At the moment he stepped across the border, there was relief, but also deep sadness. “I love my country and my people.”
After 11 months in Pakistan, the man and his family were accepted as refugees and he is now re-establishing his life in Europe.
But his heart remains in Bamyan. He keeps in touch with family and friends who are all suffering, especially because of the economic situation.
A person who is a security guard for the solar power system funded by New Zealand as part of its aid programme has told the man he cannot afford to get by on his wages and is looking to leave for Iran or Pakistan.
“So even people who have a job cannot survive,” says the man.
And then there’s the flexing of Taliban muscles – the arrests of people considered rebels, including recently two women who used to be teachers, accused of influencing young people with “infidel thoughts”, he says.
Recently a “jihadi school”, with a curriculum dedicated to teaching Taliban ideology, was opened in Bamyan at a former teachers’ training centre. (Other sources confirmed this.)
“This is now a training centre for new Taliban soldiers,” he says. “It’s the first time they have opened such a place in Bamyan.”
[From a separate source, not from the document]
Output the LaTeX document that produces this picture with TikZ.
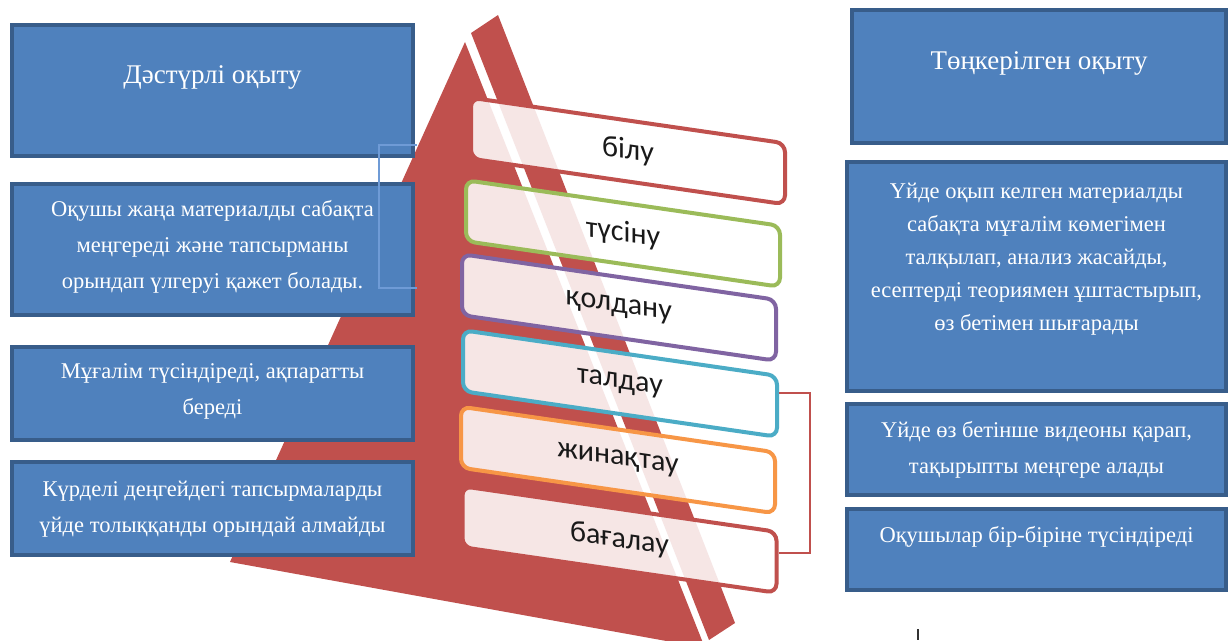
\documentclass[tikz,border=0pt]{standalone}
\usepackage{fontspec}
\setmainfont{Liberation Serif}
\newfontfamily\boxfont{Carlito}
\usetikzlibrary{calc}
\definecolor{pyr}{HTML}{C0504D}
\definecolor{bfill}{HTML}{4F81BD}
\definecolor{bdraw}{HTML}{385D8A}
\definecolor{cgreen}{HTML}{9BBB59}
\definecolor{cpurple}{HTML}{8064A2}
\definecolor{ccyan}{HTML}{4BACC6}
\definecolor{corange}{HTML}{F79646}
\definecolor{thinblue}{HTML}{6F9BD6}
\begin{document}
\begin{tikzpicture}[x=1pt,y=-1pt,
  bluebox/.style={draw=bdraw, line width=4pt, fill=bfill, inner sep=0pt},
  wtxt/.style={text=white, align=center, inner sep=0pt, font=\fontsize{22.5}{36}\selectfont},
  ttl/.style={text=white, align=center, inner sep=0pt, font=\fontsize{27}{30}\selectfont},
  pbox/.style={draw=#1, line width=4pt, rounded corners=9pt, fill=white, fill opacity=0.86,
    text opacity=1, minimum width=314, minimum height=61, inner sep=0pt,
    font=\boxfont\fontsize{30}{32}\selectfont, text=black!90},
  bline/.style={draw=thinblue, line width=1.2pt},
  rline/.style={draw=pyr, line width=1.5pt}]
\clip (0,0) rectangle (1229,640);
\fill[white] (0,0) rectangle (1229,640);
% pyramid
\fill[pyr] (230,562) -- (465,42) -- (705,648) -- cycle;
\fill[pyr] (471,33) -- (498,15) -- (735,623) -- (709,640) -- cycle;
% pyramid boxes
\begin{scope}[shift={(628,151)},yslant=-0.145]
  \node[pbox=pyr,transform shape] (b1) {білу};
\end{scope}
\begin{scope}[shift={(623,233.5)},yslant=-0.145]
  \node[pbox=cgreen,transform shape] (b2) {түсіну};
\end{scope}
\begin{scope}[shift={(619,307.5)},yslant=-0.145]
  \node[pbox=cpurple,transform shape] (b3) {қолдану};
\end{scope}
\begin{scope}[shift={(620,383.5)},yslant=-0.145]
  \node[pbox=ccyan,transform shape] (b4) {талдау};
\end{scope}
\begin{scope}[shift={(618,460)},yslant=-0.145]
  \node[pbox=corange,transform shape] (b5) {жинақтау};
\end{scope}
\begin{scope}[shift={(619.5,539.5)},yslant=-0.145]
  \node[pbox=pyr,transform shape] (b6) {бағалау};
\end{scope}
% right bracket
\draw[rline] ([yshift=13.6pt]b4.east) -- ++(31,0) |- ([yshift=9.6pt]b6.east);
% left boxes
\node[bluebox, minimum width=401, minimum height=131] (L1) at (212.5,90.5) {};
\node[ttl] (L1t) at (212.5,77) {Дәстүрлі оқыту};
\node[bluebox, minimum width=401, minimum height=131] (L2) at (212.5,249.5) {};
\node[wtxt] (L2t) at (212.5,247) {Оқушы жаңа материалды сабақта\\меңгереді және тапсырманы\\орындап үлгеруі қажет болады.};
\node[bluebox, minimum width=401, minimum height=93] (L3) at (212.5,393.5) {};
\node[wtxt] (L3t) at (212.5,391.5) {Мұғалім түсіндіреді, ақпаратты\\береді};
\node[bluebox, minimum width=401, minimum height=93] (L4) at (212.5,508.5) {};
\node[wtxt] (L4t) at (212.5,509.5) {Күрделі деңгейдегі тапсырмаларды\\үйде толыққанды орындай алмайды};
% left thin connector
\draw[bline] ($(L1.south east)+(2,-13)$) -| ($(L2.north east)+(-36,106)$) -- ($(L2.north east)+(2,106)$);
% right boxes
\node[bluebox, minimum width=374, minimum height=133] (R1) at (1039,76.5) {};
\node[ttl] (R1t) at (1039,63) {Төңкерілген оқыту};
\node[bluebox, minimum width=379, minimum height=229] (R2) at (1036.5,276.5) {};
\node[wtxt, font=\fontsize{22.5}{33}\selectfont] (R2t) at (1036.5,259) {Үйде оқып келген материалды\\сабақта мұғалім көмегімен\\талқылап, анализ жасайды,\\есептерді теориямен ұштастырып,\\өз бетімен шығарады};
\node[bluebox, minimum width=379, minimum height=91] (R3) at (1036.5,449.5) {};
\node[wtxt] (R3t) at (1036.5,450) {Үйде өз бетінше видеоны қарап,\\тақырыпты меңгере алады};
\node[bluebox, minimum width=379, minimum height=81] (R4) at (1036.5,549.5) {};
\node[wtxt] (R4t) at (1036.5,537) {Оқушылар бір-біріне түсіндіреді};
% bottom tick
\coordinate (t1) at (918,629);
\coordinate (t2) at (918,640);
\draw[line width=1.8pt, black!80] (t1) -- (t2);
\end{tikzpicture}
\end{document}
The current threat to New Zealanders and New Zealand-linked individuals in Afghanistan is assessed to be primarily from the unstable security situation, extremist groups such as ISIS-K, and isolated Taliban figures’ enforcement and application of their interpretation of Sharia law. Many New Zealand-linked individuals may have a confluence of factors which will increase their personal threat, including being of Hazara ethnicity, or having links with the previous Afghan government – Source: MFAT, Formal Message, 29 October 2021.